I purchased a Mexican oak tree and I believe a red oak tree from your center about 1 year ago. Recently I've noticed that they don't look as healthy as they have been, and I just looked at the leaves and some of them are very dry, and some have a few spots. I have seen them both very green with many more growing leaves and growing limbs. Is it normal that with this heat they go through periods of dryness? Is there a particular product that I can give either the roots or the leaves to help them improve their health? We try to water at least every 2 days so I don't think it's lack of water. Please advise since I want these trees to grow fast and healthy. Thanks.

ANSWER:

Mr.

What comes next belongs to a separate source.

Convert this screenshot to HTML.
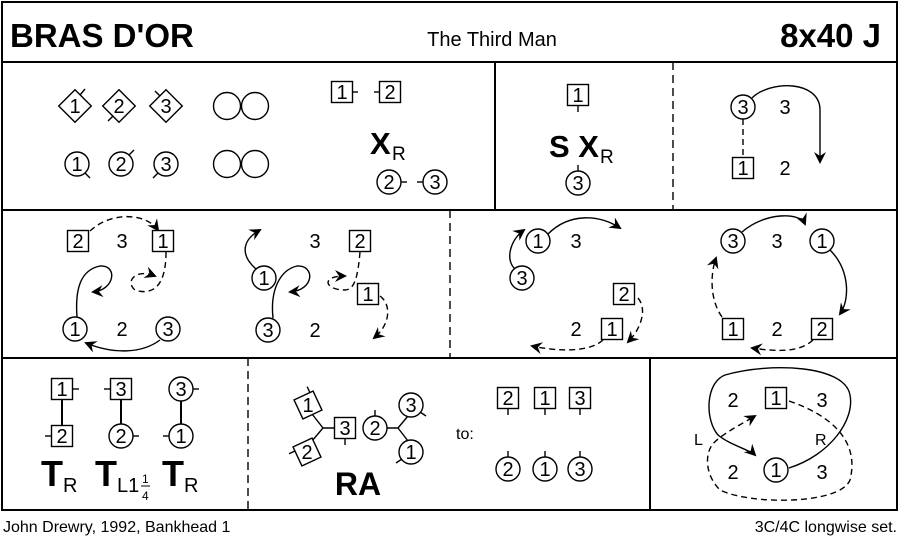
<!DOCTYPE html>
<html><head><meta charset="utf-8"><style>
body{margin:0;background:#fff}
svg{display:block}
text{font-family:"Liberation Sans",sans-serif;fill:#000}
.n{font-size:20px;text-anchor:middle}
.s{fill:none;stroke:#000;stroke-width:1.4}
.d{fill:none;stroke:#000;stroke-width:1.4;stroke-dasharray:6 4}
.b{fill:#fff;stroke:#000;stroke-width:1.4}
</style></head><body>
<svg width="900" height="542" viewBox="0 0 900 542">
<defs>
<marker id="a" markerWidth="12" markerHeight="12" refX="10" refY="6" orient="auto" markerUnits="userSpaceOnUse"><path d="M0,0 L12,6 L0,12 L4,6z" fill="#000"/></marker>
<g id="sq"><rect x="-10.5" y="-10.5" width="21" height="21" class="b"/></g>
<g id="ci"><circle r="12" class="b"/></g>
</defs>
<!-- frame -->
<rect x="2" y="2" width="895" height="508" fill="none" stroke="#000" stroke-width="2"/>
<line x1="2" y1="62" x2="897" y2="62" stroke="#000" stroke-width="2"/>
<line x1="2" y1="210" x2="897" y2="210" stroke="#000" stroke-width="2"/>
<line x1="2" y1="358" x2="897" y2="358" stroke="#000" stroke-width="2"/>
<line x1="495" y1="62" x2="495" y2="210" stroke="#000" stroke-width="2"/>
<line x1="673" y1="62" x2="673" y2="210" stroke="#000" stroke-width="1.4" stroke-dasharray="8 5"/>
<line x1="450" y1="210" x2="450" y2="358" stroke="#000" stroke-width="1.4" stroke-dasharray="8 5"/>
<line x1="248" y1="358" x2="248" y2="510" stroke="#000" stroke-width="1.4" stroke-dasharray="8 5"/>
<line x1="650" y1="358" x2="650" y2="510" stroke="#000" stroke-width="2"/>
<!-- title -->
<text x="10" y="47" font-size="33" font-weight="bold">BRAS D'OR</text>
<text x="492" y="46" font-size="20" text-anchor="middle">The Third Man</text>
<text x="881" y="47" font-size="33" font-weight="bold" text-anchor="end">8x40 J</text>
<!-- row1 left -->
<g transform="translate(75,106)"><rect x="-11.5" y="-11.5" width="23" height="23" class="b" transform="rotate(45)"/><line x1="5" y1="-11" x2="10" y2="-17" class="s"/><text class="n" y="7">1</text></g>
<g transform="translate(119,106)"><rect x="-11.5" y="-11.5" width="23" height="23" class="b" transform="rotate(45)"/><line x1="-6" y1="10" x2="-11" y2="15" class="s"/><text class="n" y="7">2</text></g>
<g transform="translate(166,106)"><rect x="-11.5" y="-11.5" width="23" height="23" class="b" transform="rotate(45)"/><line x1="-6" y1="-10" x2="-11" y2="-15" class="s"/><text class="n" y="7">3</text></g>
<g transform="translate(77,164)"><use href="#ci"/><line x1="8" y1="9" x2="13" y2="14" class="s"/><text class="n" y="7">1</text></g>
<g transform="translate(121,164)"><use href="#ci"/><line x1="8" y1="-9" x2="13" y2="-14" class="s"/><text class="n" y="7">2</text></g>
<g transform="translate(166,164)"><use href="#ci"/><line x1="-8" y1="9" x2="-13" y2="14" class="s"/><text class="n" y="7">3</text></g>
<circle cx="227" cy="106" r="13.5" class="s"/><circle cx="255" cy="106" r="13.5" class="s"/>
<circle cx="227" cy="164" r="13.5" class="s"/><circle cx="255" cy="164" r="13.5" class="s"/>
<g transform="translate(342,92)"><use href="#sq"/><line x1="10.5" y1="0" x2="16" y2="0" class="s"/><text class="n" y="7">1</text></g>
<g transform="translate(390,92)"><use href="#sq"/><line x1="-10.5" y1="0" x2="-16" y2="0" class="s"/><text class="n" y="7">2</text></g>
<text x="370" y="154" font-size="31" font-weight="bold">X</text><text x="392" y="160" font-size="19">R</text>
<g transform="translate(389,182)"><use href="#ci"/><line x1="12" y1="0" x2="18" y2="0" class="s"/><text class="n" y="7">2</text></g>
<g transform="translate(435,182)"><use href="#ci"/><line x1="-12" y1="0" x2="-18" y2="0" class="s"/><text class="n" y="7">3</text></g>
<!-- row1 middle -->
<g transform="translate(578,95)"><use href="#sq"/><line x1="0" y1="10.5" x2="0" y2="17" class="s"/><text class="n" y="7">1</text></g>
<text x="549" y="157" font-size="31" font-weight="bold">S X</text><text x="600" y="163" font-size="19">R</text>
<g transform="translate(578,183)"><use href="#ci"/><line x1="0" y1="-12" x2="0" y2="-18" class="s"/><text class="n" y="7">3</text></g>
<!-- row1 right -->
<line x1="743" y1="119" x2="743" y2="157" class="d"/>
<g transform="translate(743,107)"><use href="#ci"/><text class="n" y="7">3</text></g>
<text class="n" x="785" y="114">3</text>
<path d="M752,98 C770,80 820,80 820,110 L820,162" class="s" marker-end="url(#a)"/>
<g transform="translate(743,168)"><use href="#sq"/><text class="n" y="7">1</text></g>
<text class="n" x="785" y="175">2</text>
<!-- row2 group1 -->
<path d="M90,231 C110,212 145,212 158,230" class="d" marker-end="url(#a)"/>
<path d="M166,252 C166,290 150,295 135,290 C125,282 135,268 155,276" class="d" marker-end="url(#a)"/>
<path d="M77,317 C75,290 80,270 100,266 C118,265 115,290 93,292" class="s" marker-end="url(#a)"/>
<path d="M160,340 C140,355 110,353 86,343" class="s" marker-end="url(#a)"/>
<g transform="translate(78,241)"><use href="#sq"/><text class="n" y="7">2</text></g>
<text class="n" x="122" y="248">3</text>
<g transform="translate(163,241)"><use href="#sq"/><text class="n" y="7">1</text></g>
<g transform="translate(75,329)"><use href="#ci"/><text class="n" y="7">1</text></g>
<text class="n" x="122" y="336">2</text>
<g transform="translate(168,329)"><use href="#ci"/><text class="n" y="7">3</text></g>
<!-- row2 group2 -->
<path d="M256,269 C240,255 242,240 260,230" class="s" marker-end="url(#a)"/>
<path d="M273,318 C270,290 280,270 297,266 C315,265 315,290 290,292" class="s" marker-end="url(#a)"/>
<path d="M360,252 C358,275 355,290 345,290 C325,290 320,276 345,276" class="d" marker-end="url(#a)"/>
<path d="M380,296 C392,305 390,325 374,338" class="d" marker-end="url(#a)"/>
<g transform="translate(264,278)"><use href="#ci"/><text class="n" y="7">1</text></g>
<text class="n" x="315" y="248">3</text>
<g transform="translate(360,241)"><use href="#sq"/><text class="n" y="7">2</text></g>
<g transform="translate(368,294)"><use href="#sq"/><text class="n" y="7">1</text></g>
<g transform="translate(268,330)"><use href="#ci"/><text class="n" y="7">3</text></g>
<text class="n" x="315" y="337">2</text>
<!-- row2 group3 -->
<path d="M515,269 C505,260 510,240 524,230" class="s" marker-end="url(#a)"/>
<path d="M548,234 C570,212 600,215 620,228" class="s" marker-end="url(#a)"/>
<path d="M638,298 C648,310 640,330 628,342" class="d" marker-end="url(#a)"/>
<path d="M603,340 C590,352 560,352 532,346" class="d" marker-end="url(#a)"/>
<g transform="translate(538,241)"><use href="#ci"/><text class="n" y="7">1</text></g>
<text class="n" x="576" y="248">3</text>
<g transform="translate(522,278)"><use href="#ci"/><text class="n" y="7">3</text></g>
<g transform="translate(624,294)"><use href="#sq"/><text class="n" y="7">2</text></g>
<g transform="translate(612,329)"><use href="#sq"/><text class="n" y="7">1</text></g>
<text class="n" x="576" y="336">2</text>
<!-- row2 group4 -->
<path d="M742,232 C765,212 800,212 805,224" class="s" marker-end="url(#a)"/>
<path d="M830,250 C850,270 850,300 840,314" class="s" marker-end="url(#a)"/>
<path d="M813,340 C800,352 780,352 752,348" class="d" marker-end="url(#a)"/>
<path d="M722,317 C710,300 710,275 716,258" class="d" marker-end="url(#a)"/>
<g transform="translate(733,241)"><use href="#ci"/><text class="n" y="7">3</text></g>
<text class="n" x="777" y="248">3</text>
<g transform="translate(822,241)"><use href="#ci"/><text class="n" y="7">1</text></g>
<g transform="translate(733,329)"><use href="#sq"/><text class="n" y="7">1</text></g>
<text class="n" x="777" y="336">2</text>
<g transform="translate(822,329)"><use href="#sq"/><text class="n" y="7">2</text></g>
<!-- row3 T -->
<line x1="62" y1="390" x2="62" y2="435" stroke="#000" stroke-width="2"/>
<line x1="121" y1="390" x2="121" y2="435" stroke="#000" stroke-width="2"/>
<line x1="181" y1="390" x2="181" y2="435" stroke="#000" stroke-width="2"/>
<g transform="translate(62,389)"><use href="#sq"/><line x1="10.5" y1="0" x2="17" y2="0" class="s"/><text class="n" y="7">1</text></g>
<g transform="translate(62,436)"><use href="#sq"/><line x1="-10.5" y1="0" x2="-17" y2="0" class="s"/><text class="n" y="7">2</text></g>
<g transform="translate(121,389)"><use href="#sq"/><line x1="-10.5" y1="0" x2="-17" y2="0" class="s"/><text class="n" y="7">3</text></g>
<g transform="translate(121,436)"><use href="#ci"/><line x1="12" y1="0" x2="18" y2="0" class="s"/><text class="n" y="7">2</text></g>
<g transform="translate(181,389)"><use href="#ci"/><line x1="12" y1="0" x2="18" y2="0" class="s"/><text class="n" y="7">3</text></g>
<g transform="translate(181,436)"><use href="#ci"/><line x1="-12" y1="0" x2="-18" y2="0" class="s"/><text class="n" y="7">1</text></g>
<text x="41" y="486" font-size="36" font-weight="bold">T</text><text x="63" y="492" font-size="20">R</text>
<text x="95" y="486" font-size="36" font-weight="bold">T</text><text x="117" y="492" font-size="20">L1</text>
<text x="142" y="483" font-size="12">1</text><line x1="141" y1="486" x2="150" y2="486" stroke="#000"/><text x="142" y="500" font-size="12">4</text>
<text x="162" y="486" font-size="36" font-weight="bold">T</text><text x="184" y="492" font-size="20">R</text>
<!-- RA -->
<path d="M312,414 L323,428 L312,441 M323,428 L336,428 M386,428 L398,428 L408,416 M398,428 L408,441" class="s" stroke-width="2.4"/>
<g transform="translate(308,405) rotate(-25)"><use href="#sq"/><line x1="7" y1="-10.5" x2="7" y2="-17" class="s"/><text class="n" y="7" transform="rotate(25)">1</text></g>
<g transform="translate(307,452) rotate(-25)"><use href="#sq"/><line x1="-10.5" y1="-6" x2="-17" y2="-6" class="s"/><text class="n" y="7" transform="rotate(25)">2</text></g>
<g transform="translate(345,428)"><use href="#sq"/><line x1="0" y1="10.5" x2="0" y2="17" class="s"/><text class="n" y="7">3</text></g>
<g transform="translate(375,428)"><use href="#ci"/><line x1="0" y1="-12" x2="0" y2="-18" class="s"/><text class="n" y="7">2</text></g>
<g transform="translate(411,405)"><use href="#ci"/><line x1="9" y1="7" x2="15" y2="11" class="s"/><text class="n" y="7">3</text></g>
<g transform="translate(411,452)"><use href="#ci"/><line x1="-9" y1="7" x2="-15" y2="11" class="s"/><text class="n" y="7">1</text></g>
<text x="358" y="495" font-size="32" font-weight="bold" text-anchor="middle">RA</text>
<text x="456" y="439" font-size="16">to:</text>
<g transform="translate(508,398)"><use href="#sq"/><line x1="0" y1="10.5" x2="0" y2="17" class="s"/><text class="n" y="7">2</text></g>
<g transform="translate(545,398)"><use href="#sq"/><line x1="0" y1="10.5" x2="0" y2="17" class="s"/><text class="n" y="7">1</text></g>
<g transform="translate(580,398)"><use href="#sq"/><line x1="0" y1="10.5" x2="0" y2="17" class="s"/><text class="n" y="7">3</text></g>
<g transform="translate(508,469)"><use href="#ci"/><line x1="0" y1="-12" x2="0" y2="-18" class="s"/><text class="n" y="7">2</text></g>
<g transform="translate(545,469)"><use href="#ci"/><line x1="0" y1="-12" x2="0" y2="-18" class="s"/><text class="n" y="7">1</text></g>
<g transform="translate(580,469)"><use href="#ci"/><line x1="0" y1="-12" x2="0" y2="-18" class="s"/><text class="n" y="7">3</text></g>
<!-- row3 right -->
<path d="M789,468 C830,455 855,420 850,395 C845,365 770,362 725,375 C705,383 705,420 718,435 C730,445 750,450 755,455" class="s" marker-end="url(#a)"/>
<path d="M789,401 C830,415 860,440 850,480 C840,505 750,505 720,490 C705,475 705,455 712,445 C720,435 740,425 755,416" class="d" marker-end="url(#a)"/>
<text class="n" x="733" y="407">2</text>
<g transform="translate(776,398)"><use href="#sq"/><text class="n" y="7">1</text></g>
<text class="n" x="822" y="407">3</text>
<text class="n" x="733" y="479">2</text>
<g transform="translate(776,470)"><use href="#ci"/><text class="n" y="7">1</text></g>
<text class="n" x="822" y="479">3</text>
<text x="694" y="445" font-size="16">L</text>
<text x="815" y="445" font-size="16">R</text>
<!-- footer -->
<text x="3" y="532" font-size="16">John Drewry, 1992, Bankhead 1</text>
<text x="897" y="532" font-size="16" text-anchor="end">3C/4C longwise set.</text>
</svg>
</body></html>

Smarty Plants asked Eric Beckers of the Texas Forest Service for help with your trees problems.  Here is what he says:

"Moisture is the most important thing to get right with these newly planted trees and even missing one or two weeks can be detrimental to their health.  How about the lower trunk at ground level -- have there been any damages caused by weed whips or lawn mowers?  Are you maintaining 3-4 inches of mulch over the root zone, but not allowing it to make direct contact with the thin barked trunk?  We can expect some fungal leaf spots and even some insect damage to these young plants, but dry leaves are never a good sign.  Young trees are often beaten up by strong, desiccating winds and they may need a windbreak or screen to protect them early on in their life.  And the most important product they need is cool, clear water...in the appropriate amounts.  Try 5-10 gallons per inch of diameter per week, preferably divided out into two separate waterings."